Jason, I agree with your view of email as a solution to awkward situations, as its asynchronous nature makes it more acceptable to ignore an email. Compared to synchronous instant messages, audio chat, and online games, an email receiver can easily ignore messages with a lessened obligation to reply. It would be rude to never reply to a synchronous instant message or video conference request, which may only create further awkwardness. However, email can always be overlooked, and if approached about not responding to an email, a user can easily deny receiving the message with one of many excuses. The receiver can claim he or she never received it, hasn’t checked their email, accidentally deleted the message, etc… Some excuses are believable (email sometimes does get lost) and thus may help to ease the tension, if both parties feel its best to believe the email was never sent (and ignore a heated email), they may believe whatever excuse used.
In addition to the many excuses for not receiving an email, the expected turnaround can be very long, possibly two weeks for very busy inboxes. The delay helps to ease the awkwardness between the parties, and by the time a reply is sent, both parties may have cooler heads.

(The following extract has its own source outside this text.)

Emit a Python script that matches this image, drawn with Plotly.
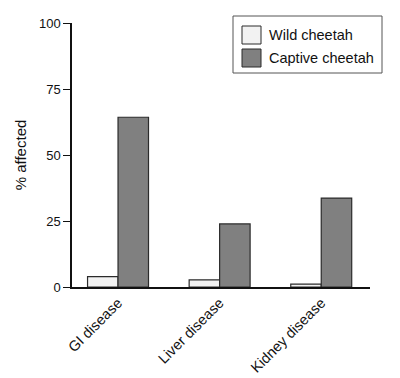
import plotly.graph_objects as go

categories = ["GI disease", "Liver disease", "Kidney disease"]
wild_values = [3.9, 2.7, 1.1]
captive_values = [64.3, 23.9, 33.7]
series_names = ["Wild cheetah", "Captive cheetah"]
y_ticks = [0, 25, 50, 75, 100]

wild_color = "#f2f2f2"
captive_color = "#808080"
edge = "#2b2b2b"
font_family = "Liberation Sans, Arial, sans-serif"

# the page body adds an 8px offset; design in page coordinates and shift
OFF = 8
W, H = 400 - OFF, 378 - OFF
L, T = 72 - OFF, 23 - OFF
R = 400 - 370
B = 378 - 287
pw, ph = W - L - R, H - T - B

fig = go.Figure()
fig.add_trace(go.Bar(x=categories, y=wild_values, name=series_names[0],
                     marker=dict(color=wild_color, line=dict(color=edge, width=1.2))))
fig.add_trace(go.Bar(x=categories, y=captive_values, name=series_names[1],
                     marker=dict(color=captive_color, line=dict(color=edge, width=1.2))))


def px(x):
    return (x - 72) / pw


def py(y):
    return (287 - y) / ph


shapes = [
    dict(type="rect", xref="paper", yref="paper", x0=px(233), x1=px(382), y0=py(73), y1=py(16),
         line=dict(color="#555555", width=1), fillcolor="white"),
    dict(type="rect", xref="paper", yref="paper", x0=px(242), x1=px(261), y0=py(44), y1=py(26),
         line=dict(color=edge, width=1), fillcolor=wild_color),
    dict(type="rect", xref="paper", yref="paper", x0=px(242), x1=px(261), y0=py(67), y1=py(49),
         line=dict(color=edge, width=1), fillcolor=captive_color),
]
annotations = [
    dict(xref="paper", yref="paper", x=px(267), y=py(35), text=series_names[0], showarrow=False,
         xanchor="left", yanchor="middle", font=dict(size=14.5, color="#111", family=font_family)),
    dict(xref="paper", yref="paper", x=px(267), y=py(58), text=series_names[1], showarrow=False,
         xanchor="left", yanchor="middle", font=dict(size=14.5, color="#111", family=font_family)),
]

fig.update_layout(
    width=W, height=H,
    margin=dict(l=L, r=R, t=T, b=B, pad=0, autoexpand=False),
    paper_bgcolor="white", plot_bgcolor="white",
    barmode="group", bargap=0.4, bargroupgap=0,
    showlegend=False,
    shapes=shapes, annotations=annotations,
    font=dict(family=font_family, color="#111"),
)
fig.update_xaxes(
    range=[-0.453, 2.48], showline=True, linecolor="#111", linewidth=1.5,
    ticks="", tickangle=-45, tickfont=dict(size=14.5), showgrid=False, zeroline=False,
    automargin=False,
)
fig.update_yaxes(
    range=[0, 100], tickvals=y_ticks, showline=True, linecolor="#111", linewidth=1.5,
    ticks="outside", ticklen=7, tickwidth=1.2, tickcolor="#111", tickfont=dict(size=13),
    showgrid=False, zeroline=False, automargin=False,
    title=dict(text="% affected", font=dict(size=15), standoff=9),
)

fig.write_html("out.html")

Hey, Jason. I agree with the benefits you have named associated with emailing. It may definitely be advantageous for people to use email if the face to face situation will be awkward, if they want as little interaction as possible, or if they want the ability to carefully plan out their thoughts before delivering them. I thought you addressed a good point when you briefly commented on how you save talking on the phone for those with whom you more enjoy speaking. A main difference that I see between phone calls and emails involves the person on the receiving end. Though emailing a friend is an option, and can be used depending on the situation, I find that I rarely email friends. I prefer to speak on the phone and have an actual synchronous conversation with the people to whom I am closest. Email can often be reserved for more formal types of communication—asking a professor a question or firming up details with a prospective employer. In these types of situation, people often want to make sure that their thoughts are organized and clearly worded, which email allows. Though this differentiation in the formality between emailing and talking on the phone is clearly not always the case, I think it is an important point to consider when looking at the function of email.